I’ve been working on a novel that begins with a deep freeze.
(This pic happens to be from Chicago’s awful storm of 2011 and not from the Polar Vortex, but you get the idea. Burial in ice and snow.)
I write outlines, synopses, pages of notes; I write drafts full of characters that have since been discarded. My latest Scrivener file contains 13,000 words. An earlier one: 271,000. Still another: 233,000. Much of that is repeated. Some of it isn’t. Sometimes, I think it’s YA. Other times, it feels more middle grade. Sometimes I think it’s a series, and then my brain starts to shiver.
As I wander through this story, I feel lost as my girl in the snow, fighting her way through wind tunnels of ice chips that bite at her cheeks. And the weather outside matches my fictional wasteland.
Chicago’s experiencing record lows–for the second time this year, a polar vortex is giving me a Monday off with wind chills of 40 below.

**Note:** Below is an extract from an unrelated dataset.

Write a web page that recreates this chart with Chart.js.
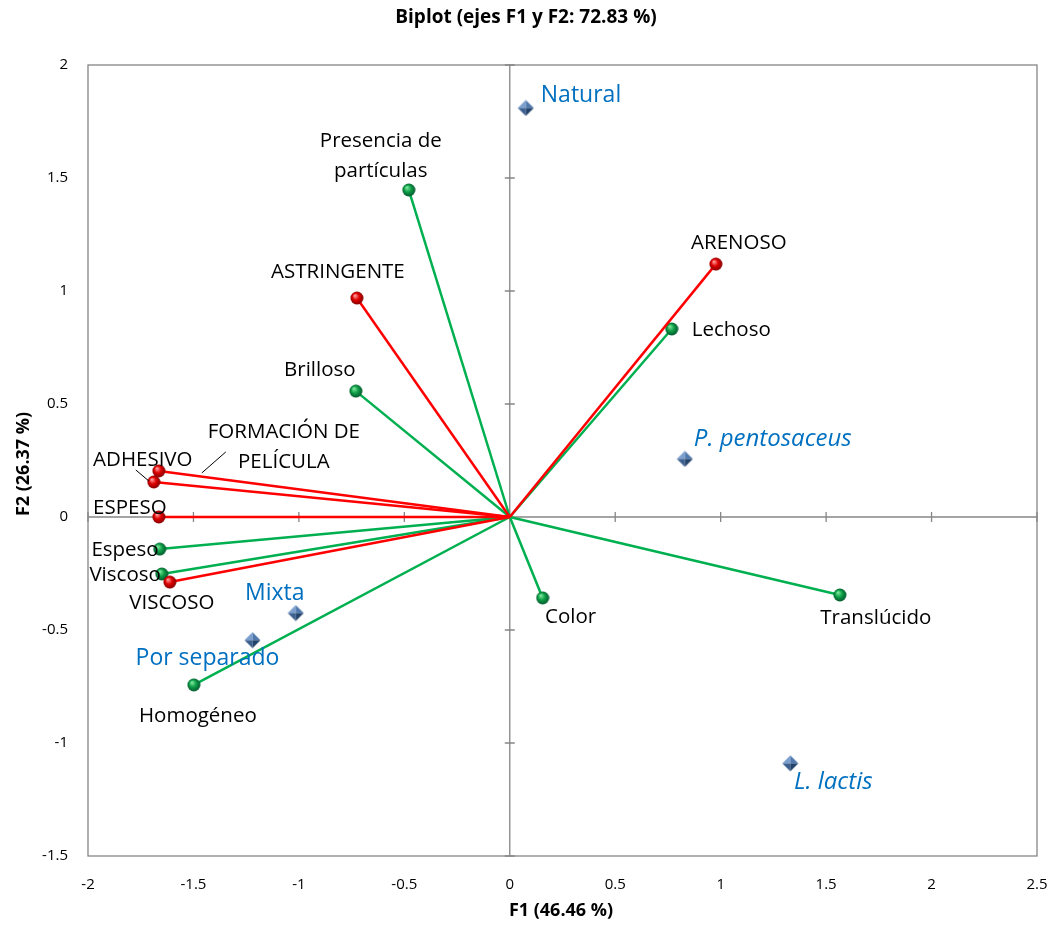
<!DOCTYPE html>
<html>
<head>
<meta charset="utf-8">
<script src="https://cdn.jsdelivr.net/npm/chart.js@4/dist/chart.umd.min.js"></script>
<style>
  html, body { margin: 0; padding: 0; background: #fff; }
  #chart_area { width: 1051px; height: 926px; }
</style>
</head>
<body>
<div id="chart_area"><canvas id="biplot"></canvas></div>
<script>
// Observaciones (rombos azules)
const obsNames = ["Natural", "P. pentosaceus", "L. lactis", "Mixta", "Por separado"];
const obsF1 = [0.076, 0.83, 1.33, -1.015, -1.22];
const obsF2 = [1.81, 0.257, -1.09, -0.425, -0.545];

// Variables sensoriales (verde)
const greenNames = ["Presencia de partículas", "Lechoso", "Brilloso", "Espeso", "Viscoso", "Homogéneo", "Color", "Translúcido"];
const greenF1 = [-0.479, 0.768, -0.73, -1.66, -1.65, -1.498, 0.156, 1.565];
const greenF2 = [1.447, 0.832, 0.557, -0.142, -0.252, -0.743, -0.358, -0.345];

// Variables de textura (rojo)
const redNames = ["ARENOSO", "ASTRINGENTE", "FORMACIÓN DE PELÍCULA", "ADHESIVO", "ESPESO", "VISCOSO"];
const redF1 = [0.977, -0.725, -1.664, -1.688, -1.664, -1.612];
const redF2 = [1.119, 0.969, 0.204, 0.155, 0.0, -0.288];

// Ticks
const xTicks = [-2, -1.5, -1, -0.5, 0, 0.5, 1, 1.5, 2, 2.5];
const yTicks = [-1.5, -1, -0.5, 0, 0.5, 1, 1.5, 2];

const chartTitle = "Biplot (ejes F1 y F2: 72.83 %)";
const xTitle = "F1 (46.46 %)";
const yTitle = "F2 (26.37 %)";

const FONT = "'Open Sans', 'DejaVu Sans', sans-serif";

// Label placement relative to each point (px)
const labelLayout = {
    "Natural": { dx: 15, dy: -12, align: "left" },
    "P. pentosaceus": { dx: 9, dy: -20, align: "left", italic: true },
    "L. lactis": { dx: 43, dy: 19, align: "center", italic: true },
    "Mixta": { dx: -21, dy: -20, align: "center" },
    "Por separado": { dx: -45, dy: 18, align: "center" },
    "Presencia de partículas": { dx: -28, dy: -49, align: "center", lines: ["Presencia de", "partículas"] },
    "Lechoso": { dx: 20, dy: 1, align: "left" },
    "Brilloso": { dx: -36, dy: -21, align: "center" },
    "Espeso": { dx: -1, dy: 1, align: "right" },
    "Viscoso": { dx: -1, dy: 1, align: "right" },
    "Homogéneo": { dx: 4, dy: 31, align: "center" },
    "Color": { dx: 28, dy: 19, align: "center" },
    "Translúcido": { dx: 36, dy: 23, align: "center" },
    "ARENOSO": { dx: 23, dy: -21, align: "center" },
    "ASTRINGENTE": { dx: -19, dy: -26, align: "center" },
    "FORMACIÓN DE PELÍCULA": { dx: 125, dy: -39, align: "center", lines: ["FORMACIÓN DE", "PELÍCULA"],
        leader: [43, 2, 67, -19] },
    "ADHESIVO": { dx: -11, dy: -22, align: "center", leader: [-5, -1, -18, -12] },
    "ESPESO": { dx: -29, dy: -9, align: "center" },
    "VISCOSO": { dx: 2, dy: 21, align: "center" }
};

/**
 * Makes a small shaded sphere to use as point style.
 */
function make_sphere(light, mid, dark) {
    const c = document.createElement("canvas");
    c.width = 14; c.height = 14;
    const g = c.getContext("2d");
    const grad = g.createRadialGradient(5, 4.5, 0.5, 7, 7, 7);
    grad.addColorStop(0, light);
    grad.addColorStop(0.45, mid);
    grad.addColorStop(1, dark);
    g.fillStyle = grad;
    g.beginPath();
    g.arc(7, 7, 6.5, 0, Math.PI * 2);
    g.fill();
    return c;
}

/**
 * Makes the faceted blue diamond marker.
 */
function make_diamond() {
    const c = document.createElement("canvas");
    c.width = 17; c.height = 17;
    const g = c.getContext("2d");
    const m = 8.5, r = 8;
    const facets = [
        [[m, m - r], [m - r, m], "#7A9FCF"],
        [[m, m - r], [m + r, m], "#4F79AD"],
        [[m - r, m], [m, m + r], "#3B5F8E"],
        [[m + r, m], [m, m + r], "#23426B"]
    ];
    facets.forEach(function (f) {
        g.fillStyle = f[2];
        g.beginPath();
        g.moveTo(m, m);
        g.lineTo(f[0][0], f[0][1]);
        g.lineTo(f[1][0], f[1][1]);
        g.closePath();
        g.fill();
    });
    return c;
}

const greenBall = make_sphere("#7BE59B", "#10A048", "#00502A");
const redBall = make_sphere("#FF9A9A", "#E00000", "#7A0000");
const diamond = make_diamond();

// Build the datasets
const datasets = [];

datasets.push({
    label: "obs",
    type: "scatter",
    data: obsF1.map(function (v, i) { return { x: v, y: obsF2[i], name: obsNames[i] }; }),
    pointStyle: diamond,
    pointRadius: 7,
    showLine: false
});

function vector_datasets(names, f1, f2, color, ball) {
    names.forEach(function (name, i) {
        datasets.push({
            label: name,
            type: "line",
            data: [{ x: 0, y: 0 }, { x: f1[i], y: f2[i], name: name }],
            borderColor: color,
            borderWidth: 2.5,
            pointStyle: ball,
            pointRadius: [0, 6.5],
            fill: false,
            tension: 0
        });
    });
}

vector_datasets(redNames, redF1, redF2, "#FF0000", redBall);
vector_datasets(greenNames, greenF1, greenF2, "#00B050", greenBall);

// Zero axes with crossing tick marks, outer frame and titles
const axesPlugin = {
    id: "axesPlugin",
    beforeDatasetsDraw: function (chart) {
        const ctx = chart.ctx;
        const a = chart.chartArea;
        const sx = chart.scales.x, sy = chart.scales.y;
        const x0 = sx.getPixelForValue(0), y0 = sy.getPixelForValue(0);
        ctx.save();
        ctx.strokeStyle = "#868686";
        ctx.lineWidth = 1.3;
        ctx.strokeRect(a.left, a.top, a.right - a.left, a.bottom - a.top);
        ctx.beginPath();
        ctx.moveTo(a.left, y0); ctx.lineTo(a.right, y0);
        ctx.moveTo(x0, a.top); ctx.lineTo(x0, a.bottom);
        xTicks.forEach(function (v) {
            const px = sx.getPixelForValue(v);
            ctx.moveTo(px, y0 - 5); ctx.lineTo(px, y0 + 5);
        });
        yTicks.forEach(function (v) {
            const py = sy.getPixelForValue(v);
            ctx.moveTo(x0 - 5, py); ctx.lineTo(x0 + 5, py);
        });
        ctx.stroke();
        ctx.restore();
    },
    afterDraw: function (chart) {
        const ctx = chart.ctx;
        ctx.save();
        ctx.fillStyle = "#000";
        ctx.textAlign = "center";
        ctx.textBaseline = "middle";
        ctx.font = "bold 19px " + FONT;
        ctx.fillText(chartTitle, 526, 18);
        ctx.font = "bold 18px " + FONT;
        ctx.fillText(xTitle, 561, 911);
        ctx.translate(24, 464);
        ctx.rotate(-Math.PI / 2);
        ctx.fillText(yTitle, 0, 0);
        ctx.restore();
    }
};

// Text labels next to each point
const labelPlugin = {
    id: "labelPlugin",
    afterDatasetsDraw: function (chart) {
        const ctx = chart.ctx;
        ctx.save();
        ctx.textBaseline = "middle";
        chart.data.datasets.forEach(function (ds, di) {
            const meta = chart.getDatasetMeta(di);
            ds.data.forEach(function (pt, pi) {
                if (!pt.name) return;
                const lay = labelLayout[pt.name];
                const el = meta.data[pi];
                const isObs = ds.label === "obs";
                const lines = lay.lines || [pt.name];
                ctx.fillStyle = isObs ? "#0070C0" : "#000";
                let size = isObs ? (lay.italic ? 24 : 23) : 20.5;
                ctx.font = (lay.italic ? "italic " : "") + size + "px " + FONT;
                ctx.textAlign = lay.align;
                lines.forEach(function (t, li) {
                    ctx.fillText(t, el.x + lay.dx, el.y + lay.dy + li * 30);
                });
                if (lay.leader) {
                    const l = lay.leader;
                    ctx.strokeStyle = "#000";
                    ctx.lineWidth = 1;
                    ctx.beginPath();
                    ctx.moveTo(el.x + l[0], el.y + l[1]);
                    ctx.lineTo(el.x + l[2], el.y + l[3]);
                    ctx.stroke();
                }
            });
        });
        ctx.restore();
    }
};

new Chart("biplot", {
    type: "scatter",
    data: { datasets: datasets },
    options: {
        responsive: true,
        maintainAspectRatio: false,
        animation: false,
        layout: { padding: { top: 65, right: 14, bottom: 0, left: 0 } },
        plugins: {
            legend: { display: false },
            title: { display: false },
            tooltip: { enabled: false }
        },
        scales: {
            x: {
                type: "linear",
                min: -2, max: 2.5,
                grid: { display: false },
                border: { display: false },
                afterBuildTicks: function (s) { s.ticks = xTicks.map(function (v) { return { value: v }; }); },
                afterFit: function (s) { s.height = 70; s.paddingLeft = 0; s.paddingRight = 0; },
                ticks: {
                    padding: 12,
                    color: "#000",
                    font: { family: FONT, size: 15 },
                    maxRotation: 0,
                    callback: function (v) { return String(v); }
                }
            },
            y: {
                type: "linear",
                min: -1.5, max: 2,
                grid: { display: false },
                border: { display: false },
                afterBuildTicks: function (s) { s.ticks = yTicks.map(function (v) { return { value: v }; }); },
                afterFit: function (s) { s.width = 88; s.paddingTop = 0; s.paddingBottom = 0; },
                ticks: {
                    padding: 12,
                    color: "#000",
                    font: { family: FONT, size: 15 },
                    callback: function (v) { return String(v); }
                }
            }
        }
    },
    plugins: [axesPlugin, labelPlugin]
});
</script>
</body>
</html>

My ceiling is gone because my neighbor’s pipes burst during the last low. I’m going to have to move out while cute Russian men replace my floor.
I was making so much progress over the holidays. I felt so close to having a synopsis to share before sickness made my brain fuzz, before the polar vortex squeezed its fist, before my ceiling sogged. The past few weeks have felt like a gauntlet of challenges. I haven’t written much or often, and that’s okay. None of this is normal.
Though it does remind me of Doris Lessing’s wisdom:
If there’s something you’re meant to do, do it now. The conditions are always impossible.
And here’s the thing … When I do write, I thaw. I feel limber and agile and sharp. I have hope for my story, that I and it will find our way out of this mess that we’re in.
And in Saturday’s mail I received a package with my first designed pages for Don’t Touch, and that felt like a blast of summer.